The North Little Rock City Council voted Monday to follow the recommendation of its chief electric department administrator and allow the utility to pass on a cost recovery fee to ratepayers so it can start building up more in its financial reserves.

It voted following a presentation by NLR Electric General Manager Mike Russ who said the utility’s lack of financial reserves, also known as liquidity, has lowered its credit rating and is making it more expensive to borrow money.

With council’s vote, the charge will be included on the September bills.

He said the cost recovery fee will be calculated each month. If more is being collected than is necessary to recover electric costs paid for by the utility, then ratepayers will get the surplus back. If less is being collected to cover the fuel costs incurred by the utility, then the cost recovery rider would increase.

In the presentation, a "2011 worst case retail billing" example that was given stated a retail customer with a monthly usage of 1,000 kilowatt hours would pay about $6.14 more per month. That same customer from January through April 2012 would have paid an average of $1.62 more.

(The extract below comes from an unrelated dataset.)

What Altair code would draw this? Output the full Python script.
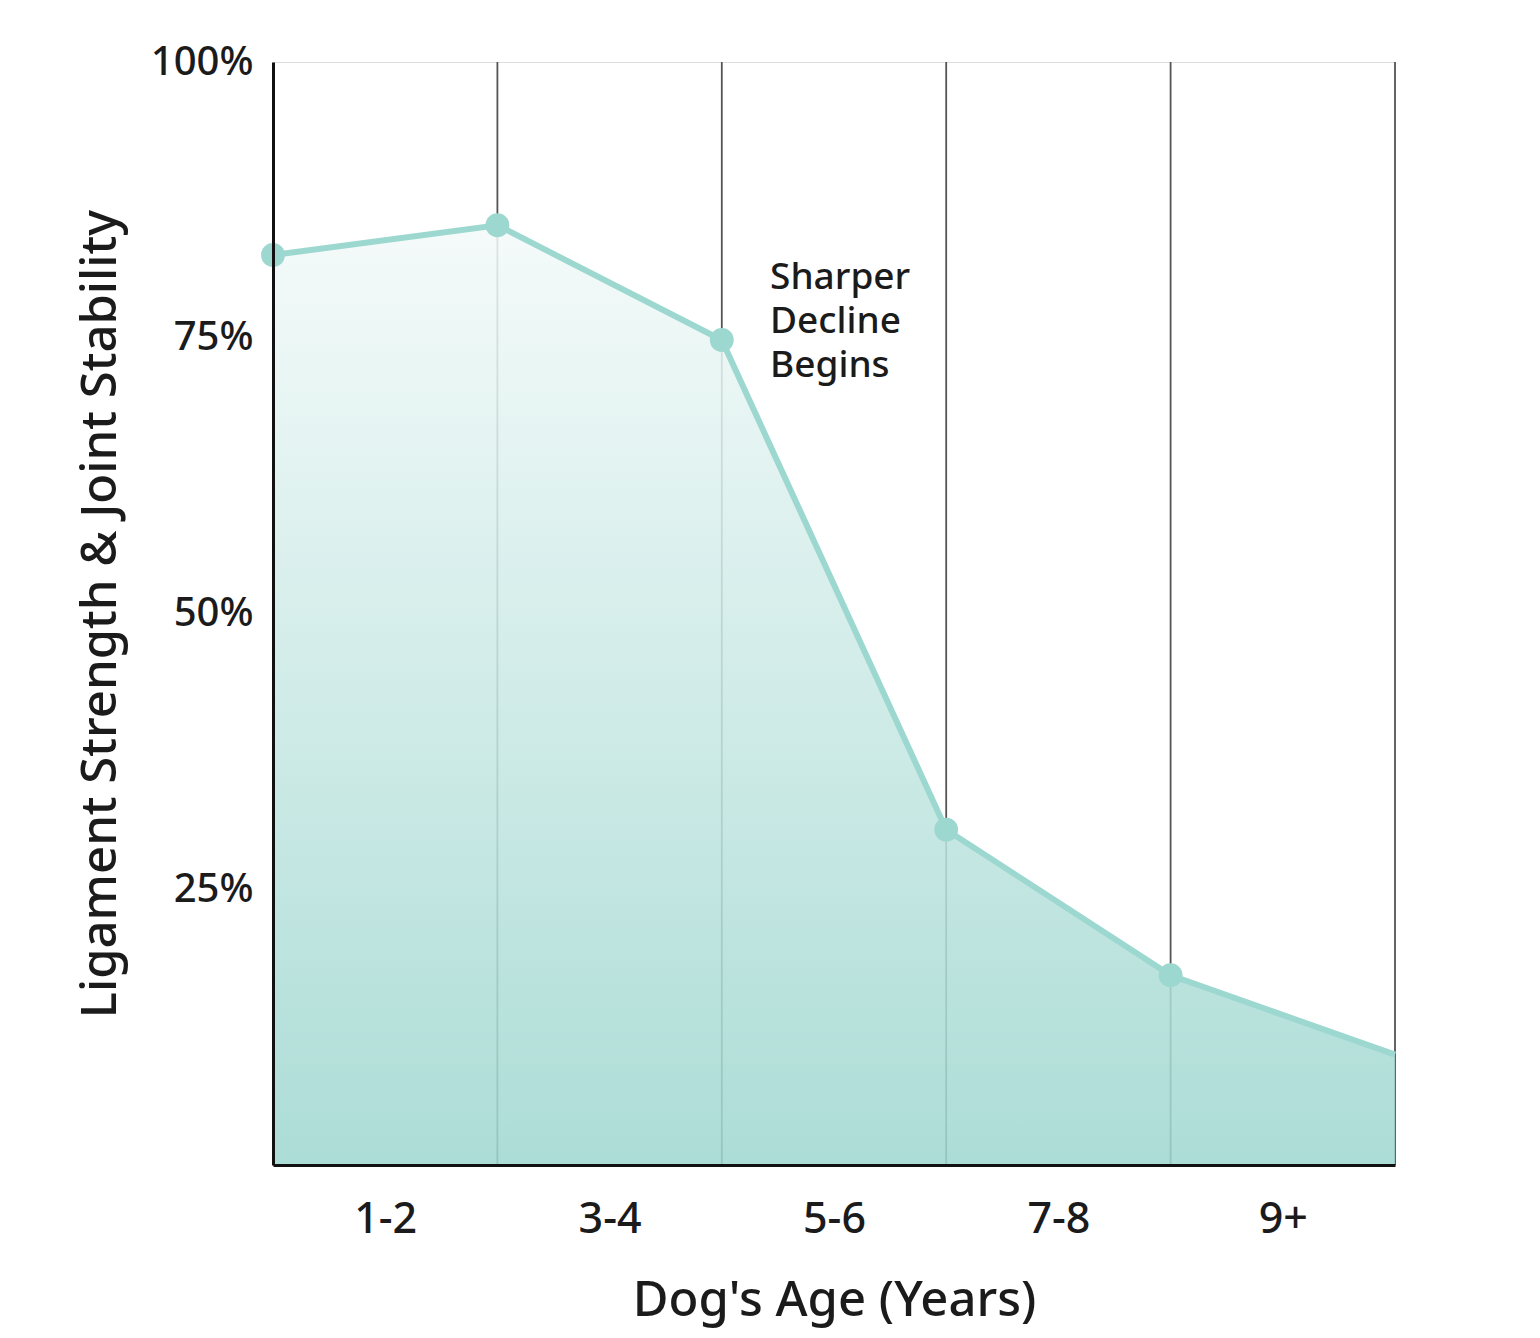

Russ said North Little Rock Electric currently has an A-minus credit rating, which added one-quarter of a percentage point in interest when the city recently agreed to borrow $37 million to restructure the utility’s debt.

"When you add a quarter of a percentage point on your interest rate on $37 million that is a lot of money," Russ said.

Russ said he wanted the utility to implement what he calls an integrated resource plan, which would improve North Little Rock Electric’s financial liquidity and make its creditors feel more secure about NLR Electric’s financial condition.

Russ outlined the troubles the utility faced in 2011 which exposes some of its structural weaknesses with respect to its finances. He pointed out how the Murray Hydro plant underperformed due to dry weather and Plum Point flooded out which resulted in less electric output.

"North Little Rock Electric’s financial risk profile is weak for the ‘A’ category and liquidity is the primary emphasis," Russ said. "In the past five years, unrestricted cash on hand, on average, equaled about 70 days of operating expenses."

He said NLR Electric usually carries reserves of between $5-$8 million, which is not enough to satisfy the concerns of potential creditors, which results in higher borrowing costs.

"We are being told that we should have liquidity of between $10 and $14 million," Russ said.

He said the utility needs a new policy to recover fuel and purchases power cost increases.

Russ said NLR Electric’s cost recovery policy needs to cover several areas, including Plum Point’s total costs, market purchases, Murray Hydro’s variable costs, Two Pines purchases and all Regional Transmission Organizations-related expenses.

Russ recommended the city adopt a cost recovery policy that represents a six-month rolling average, with three months of actual power costs and three months of budgeted power costs.

If the utility collected more money than was needed through the cost recovery charge, it could give some of it back to customers, he said.